Appel est donc fait à l’antiquité païenne. Homère, Euripide, Ménandre, Platon, Aristote, Horace, Ovide, Juvénal, Sénèque et plusieurs autres font cercle autour de M. Granier de Cassagnac. Mais il se trouve que ces conseillers, convoqués pour appuyer une thèse favorite, professent tous des opinions contraires. Euripide, « païen sceptique et sans religion, » déclare brutalement qu’être noble, cela revient à être riche. Socrate croit que la vraie noblesse consiste dans la sagesse ; Platon, dans la saine intelligence. Ménandre ose dire qu’on est toujours noble quand on est homme de bien, et toujours bâtard quand on est méchant. Aristote, toujours merveilleux dans ses définitions, dit que la noblesse est une ancienne tradition de puissance et de vertus. On est homme de qualité quand on a du mérite, suivant Ovide ; quand on a de l’argent, suivant Horace. Peu satisfait sans doute des païens, qui se permettent d’avoir sur la noblesse d’autres idées que les siennes, M. Granier de Cassagnac leur tourne le dos comme à des gens mal appris, et couronne son idée fixe par cette conclusion à laquelle il n’y a rien à répondre : « La noblesse est évidemment un fait. Or, il est loisible à chacun de se former sur ce fait l’opinion qui lui paraît convenable. Tout cela n’empêchera pas la noblesse d’exister et d’être ce qu’elle est. »

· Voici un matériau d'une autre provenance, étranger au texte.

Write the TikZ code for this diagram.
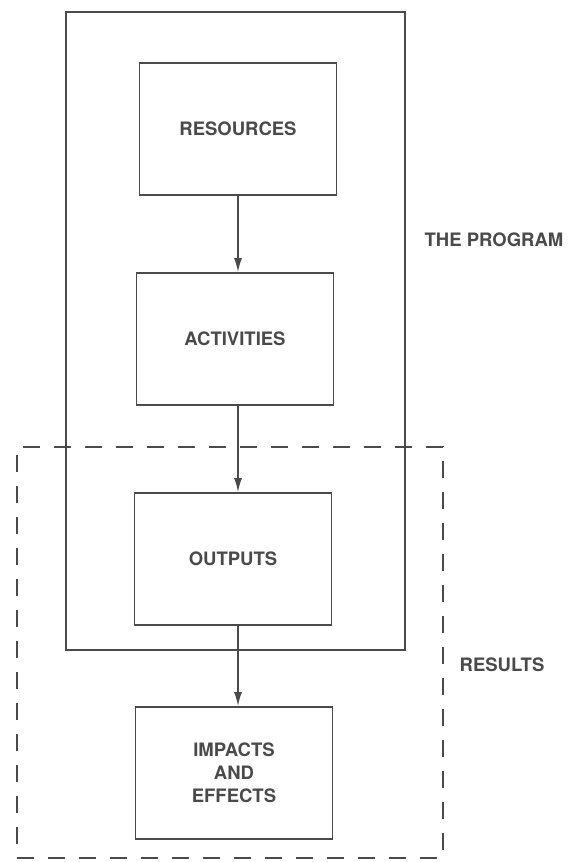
\documentclass[tikz,border=0pt]{standalone}
\usepackage{fontspec}
\setmainfont{TeX Gyre Heros}
\usepackage{xcolor}
\usetikzlibrary{calc,arrows.meta,positioning}
\definecolor{ink}{HTML}{4A4A4A}

\begin{document}
\begin{tikzpicture}
[x=1pt,y=-1pt,every node/.style={shape=rectangle,inner sep=2pt,text=ink,
	font=\fontsize{18.5}{23}\selectfont\bfseries,align=center},
 box/.style={draw=ink,line width=1.8pt,minimum width=197pt,minimum height=132pt},
 link/.style={draw=ink,line width=1.5pt,-{Latex[length=14pt,width=8pt]}}]
\useasboundingbox (0,0) rectangle (571,862);
% the program frame and the results region
\node[draw=ink,line width=1.8pt,minimum width=339pt,minimum height=638pt] (program) at (235.5,331) {};
\node[draw=ink,line width=1.8pt,dash pattern=on 17pt off 14pt,minimum width=426pt,minimum height=411pt] (results) at (230,652.5) {};
% boxes
\node[box] (res) at (238,129) {RESOURCES};
\node[box] (act) at (235,339) {ACTIVITIES};
\node[box] (out) at (233,559) {OUTPUTS};
\node[box] (imp) at (234,773) {IMPACTS\\AND\\EFFECTS};
% side labels
\node (progLabel) at (494,240) {THE PROGRAM};
\node (resLabel) at (502,665) {RESULTS};
\path
\foreach \startNode/\endNode in {res/act,act/out,out/imp}
{
	(\startNode.south -| 238,0) edge[link] (\endNode.north -| 238,0)
};
\end{tikzpicture}
\end{document}
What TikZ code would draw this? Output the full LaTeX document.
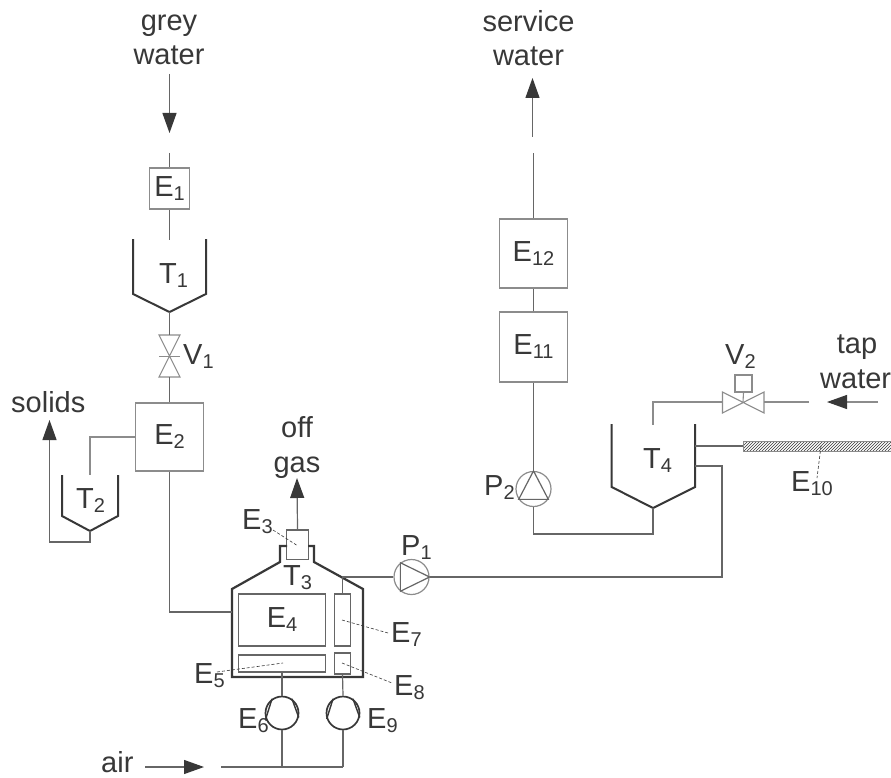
\documentclass[tikz,border=0pt]{standalone}
\usepackage{fontspec}
\setmainfont{Liberation Sans}
\usetikzlibrary{arrows.meta,patterns}
\newcommand{\sbs}[1]{\raisebox{-4pt}{\fontsize{20}{20}\selectfont #1}}
\newcommand{\txtsize}{\fontsize{29}{32}\selectfont}
\definecolor{ink}{gray}{0.22}
\definecolor{pipe}{gray}{0.40}
\definecolor{thin}{gray}{0.55}
\tikzset{
  x=1pt,y=-1pt,
  every node/.style={text=ink,font=\txtsize,inner sep=0pt},
  pipeline/.style={draw=pipe,line width=1.2pt},
  thinline/.style={draw=thin,line width=1.1pt},
  tankwall/.style={draw=ink,line width=2pt,line join=miter},
  vesselwall/.style={draw=ink,line width=2.2pt,line join=miter},
  boxnode/.style={draw=thin,line width=1.2pt,fill=white,minimum width=#1},
  boxnode/.default=40pt,
  inner box/.style={draw=pipe,line width=1.1pt},
  lbl/.style={anchor=base west},
  leader/.style={draw=ink,line width=.6pt,dashed,dash pattern=on 3pt off 2pt},
  flow/.style={draw=pipe,line width=1.2pt,-{Triangle[length=20pt,width=14pt,color=ink]}},
  valvebody/.style={draw=thin,line width=1.1pt},
  pumpthin/.style={draw=thin,line width=1.2pt,circle,minimum size=35pt},
  blowerbody/.style={draw=ink,line width=1.7pt,circle,minimum size=33pt},
}
\begin{document}
\begin{tikzpicture}
\useasboundingbox (0,0) rectangle (891,778);
\fill[white] (0,0) rectangle (891,778);

% text labels of streams
\node (greytxt) [anchor=base] at (169,31) {grey};
\node (greytxt2) [anchor=base] at (169,65) {water};
\node (servtxt) [anchor=base] at (528.5,32) {service};
\node (servtxt2) [anchor=base] at (528.5,66) {water};
\node (offtxt) [anchor=base] at (297,437) {off};
\node (offtxt2) [anchor=base] at (297,472) {gas};
\node (taptxt) [anchor=base] at (857,353) {tap};
\node (taptxt2) [lbl] at (820,388) {water};
\node (solidstxt) [lbl] at (11,412) {solids};
\node (airtxt) [lbl] at (101,772) {air};

% boxes
\node (e1) [boxnode=40.5pt,minimum height=41pt] at (169.5,188.5) {E\sbs{1}};
\node (e2) [boxnode=67.5pt,minimum height=68pt] at (169.5,437) {E\sbs{2}};
\node (e12) [boxnode=68pt,minimum height=69pt] at (533.5,253.5) {E\sbs{12}};
\node (e11) [boxnode=68pt,minimum height=70pt] at (533.5,347) {E\sbs{11}};
\node (e3) [draw=pipe,line width=1.1pt,minimum width=21.5pt,minimum height=29.5pt] at (297.5,544.7) {};
\node (e4) [inner box,minimum width=86.5pt,minimum height=52pt] at (282,620) {E\sbs{4}};
\node (e5) [inner box,minimum width=86.5pt,minimum height=17pt] at (282,663.5) {};
\node (e7) [inner box,minimum width=16pt,minimum height=52pt] at (342.5,620) {};
\node (e8) [inner box,minimum width=16pt,minimum height=21pt] at (342.5,663.5) {};

% tank T1
\coordinate (t1l) at (133,239);
\coordinate (t1r) at (206,239);
\coordinate (t1a) at (169.5,312);
\coordinate (t1in) at (169.5,240);
\draw[tankwall] (t1l) -- (133,294) -- (t1a) -- (206,294) -- (t1r);
\node (t1txt) [lbl] at (159,283) {T\sbs{1}};
% tank T2
\coordinate (t2l) at (62,475);
\coordinate (t2r) at (118,475);
\coordinate (t2a) at (90,531);
\coordinate (t2in) at (90,475);
\draw[tankwall] (t2l) -- (62,516) -- (t2a) -- (118,516) -- (t2r);
\node (t2txt) [lbl] at (76,508) {T\sbs{2}};
% tank T4
\coordinate (t4l) at (611.7,424);
\coordinate (t4r) at (695,424);
\coordinate (t4a) at (653,508);
\coordinate (t4in) at (653,425);
\draw[tankwall] (t4l) -- (611.7,487) -- (t4a) -- (695,487) -- (t4r);
\node (t4txt) [lbl] at (643,468) {T\sbs{4}};

% vessel T3
\draw[vesselwall] (287,546) -- (280,546) -- (280,562) -- (232,589) -- (232,677) -- (363,677) -- (363,589) -- (314,562) -- (314,546) -- (308,546);
\node (t3txt) [lbl] at (283,585) {T\sbs{3}};

% valve V1
\coordinate (v1) at (169.5,356.5);
\draw[valvebody] (159,335) -- (180,335) -- (159,377) -- (180,377) -- cycle;
\draw[valvebody] (159,356.5) -- (180,356.5);
\coordinate (v1t) at (169.5,335);
\coordinate (v1b) at (169.5,377);
\node (v1txt) [lbl] at (183,364) {V\sbs{1}};

% valve V2
\coordinate (v2) at (743,402);
\coordinate (v2l) at (722.5,402);
\coordinate (v2r) at (764,402);
\draw[valvebody] (722.5,392) -- (764,413) -- (764,392) -- (722.5,413) -- cycle;
\node (v2act) [draw=thin,line width=1.1pt,minimum size=17pt] at (743.5,383.5) {};
\draw[valvebody] (v2act.south) -- (v2);
\node (v2txt) [lbl] at (725,364) {V\sbs{2}};

% pumps
\node (p1) [pumpthin] at (411.5,577) {};
\draw[pipeline] (p1.128) -- (p1.232) -- (p1.0) -- cycle;
\node (p1txt) [lbl] at (401,555) {P\sbs{1}};
\node (p2) [pumpthin] at (533.5,489) {};
\draw[pipeline] (p2.90) -- (p2.215) -- (p2.325) -- cycle;
\node (p2txt) [lbl] at (484,495) {P\sbs{2}};

% blowers
\node (e6) [blowerbody] at (282,713) {};
\node (e9) [blowerbody] at (343,713) {};
\draw[draw=ink,line width=1.4pt] (e6.125) -- (e6.200) (e6.55) -- (e6.345);
\draw[draw=ink,line width=1.4pt] (e9.125) -- (e9.200) (e9.55) -- (e9.345);
\node (e6txt) [lbl] at (238,728) {E\sbs{6}};
\node (e9txt) [lbl] at (367,728) {E\sbs{9}};

% E10 filter
\node (e10) [anchor=west,draw=thin,line width=.8pt,pattern=north east lines,pattern color=ink,minimum width=150pt,minimum height=10pt] at (743,446) {};
\node (e10txt) [lbl] at (791,491) {E\sbs{10}};

% other labels
\node (e3txt) [lbl] at (242,529) {E\sbs{3}};
\node (e5txt) [lbl] at (194,683) {E\sbs{5}};
\node (e7txt) [lbl] at (391,642) {E\sbs{7}};
\node (e8txt) [lbl] at (394,695) {E\sbs{8}};

% leaders
\coordinate (l3a) at (273,530); \coordinate (l3b) at (298,546);
\coordinate (l5a) at (217,672); \coordinate (l5b) at (283,663);
\coordinate (l7a) at (342,620); \coordinate (l7b) at (388,633);
\coordinate (l8a) at (342,663); \coordinate (l8b) at (392,683);
\coordinate (l10a) at (821,446); \coordinate (l10b) at (817,478);
\draw[leader] (l3a) -- (l3b);
\draw[leader] (l5a) -- (l5b);
\draw[leader] (l7a) -- (l7b);
\draw[leader] (l8a) -- (l8b);
\draw[leader] (l10a) -- (l10b);

% grey water stream
\coordinate (gwstart) at (169.5,74);
\coordinate (gwtip) at (169.5,133);
\coordinate (e1top) at (169.5,153);
\draw[flow] (gwstart) -- (gwtip);
\draw[pipeline] (e1top) -- (e1.north);
\draw[pipeline] (e1.south) -- (t1in);
\draw[pipeline] (t1a) -- (v1t);
\draw[pipeline] (v1b) -- (e2.north);
% solids
\coordinate (t2jog) at (90,542);
\coordinate (solj) at (49.5,542);
\coordinate (soltip) at (49.5,420);
\draw[thinline] (e2.west) -- (90,437) -- (t2in);
\draw[flow] (t2a) -- (t2jog) -- (solj) -- (soltip);
% E2 to vessel
\coordinate (vessin) at (232,612);
\draw[pipeline] (e2.south) -- (169.5,612) -- (vessin);
% off gas
\coordinate (offtip) at (297,478);
\draw[flow] (e3.north) -- (offtip);
% E7 to P1 to T4
\coordinate (j1) at (342.5,577);
\draw[pipeline] (e7.north) -- (j1) -- (p1.west);
\coordinate (t4ret) at (695,466);
\draw[pipeline] (p1.east) -- (722,577) -- (722,466) -- (t4ret);
\coordinate (t4e10) at (695,446);
\draw[pipeline] (t4e10) -- (e10.west);
% T4 to P2 to service water
\draw[pipeline] (t4a) -- (653,534) -- (533.5,534) -- (p2.south);
\draw[pipeline] (p2.north) -- (e11.south);
\draw[pipeline] (e11.north) -- (e12.south);
\coordinate (swgap) at (533.5,153);
\coordinate (swgap2) at (532.5,137);
\coordinate (swtip) at (532.5,78);
\draw[pipeline] (e12.north) -- (swgap);
\draw[flow] (swgap2) -- (swtip);
% tap water
\coordinate (twstart) at (878,402);
\coordinate (twtip) at (827,402);
\coordinate (v2rr) at (809,402);
\draw[draw=thin,line width=1.1pt,-{Triangle[length=20pt,width=14pt,color=ink]}] (twstart) -- (twtip);
\draw[thinline] (v2rr) -- (v2r);
\draw[thinline] (v2l) -- (653,402) -- (t4in);
% air
\coordinate (airstart) at (145,767);
\coordinate (airtip) at (204,767);
\coordinate (airline) at (221,767);
\coordinate (airj6) at (282,767);
\coordinate (airj9) at (343,767);
\draw[flow] (airstart) -- (airtip);
\draw[pipeline] (airline) -- (airj6) -- (airj9);
\draw[pipeline] (airj6) -- (e6.south);
\draw[pipeline] (airj9) -- (e9.south);
\draw[pipeline] (e6.north) -- (e5.south);
\draw[pipeline] (e9.north) -- (e8.south);
\end{tikzpicture}
\end{document}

M. Granier de Cassagnac croit démontrer jusqu’à l’évidence le grand fait qu’il a découvert, en prouvant qu’un corps nobiliaire se forme à l’origine de toutes les sociétés, que partout il revêt les mêmes caractères extérieurs, les mêmes signes de distinction, que partout il accomplit les mêmes fonctions sociales, et en est récompensé par les mêmes prérogatives. Il est clair, et personne ne songerait à le contester, que, dans toute réunion d’hommes, ceux qui ont des facultés éminentes ne tardent pas à se faire accepter pour chefs, et qu’ensuite ils commandent le respect à la foule, en exposant à ses yeux des signes distinctifs de leur qualité. Mais ce n’est pas parce qu’ils sont nobles de nature qu’ils gouvernent les peuples : c’est au contraire parce qu’ils ont acquis des droits à la reconnaissance populaire qu’ils font souche de noblesse. M. Granier de Cassagnac a pris constamment l’effet pour la cause. Les dissertations qui viennent à l’appui d’un système qui choque le bon sens ne sauraient pas être fort concluantes, et pourtant on perdrait à ne pas les lire. L’auteur pousse l’art de grouper les notes à un degré d’habileté qui nous a paru souvent suspect. Son érudition, trop abondante pour être toujours bien choisie, est néanmoins alerte, dégagée, fréquemment relevée par des saillies, bien employée dans la trame correcte d’un bon style, assez spirituelle, nous le répétons, pour être dangereuses puisqu’elle donne de l’importance à des faits insignifians, et une apparence de nouveauté à des notions généralement répandues.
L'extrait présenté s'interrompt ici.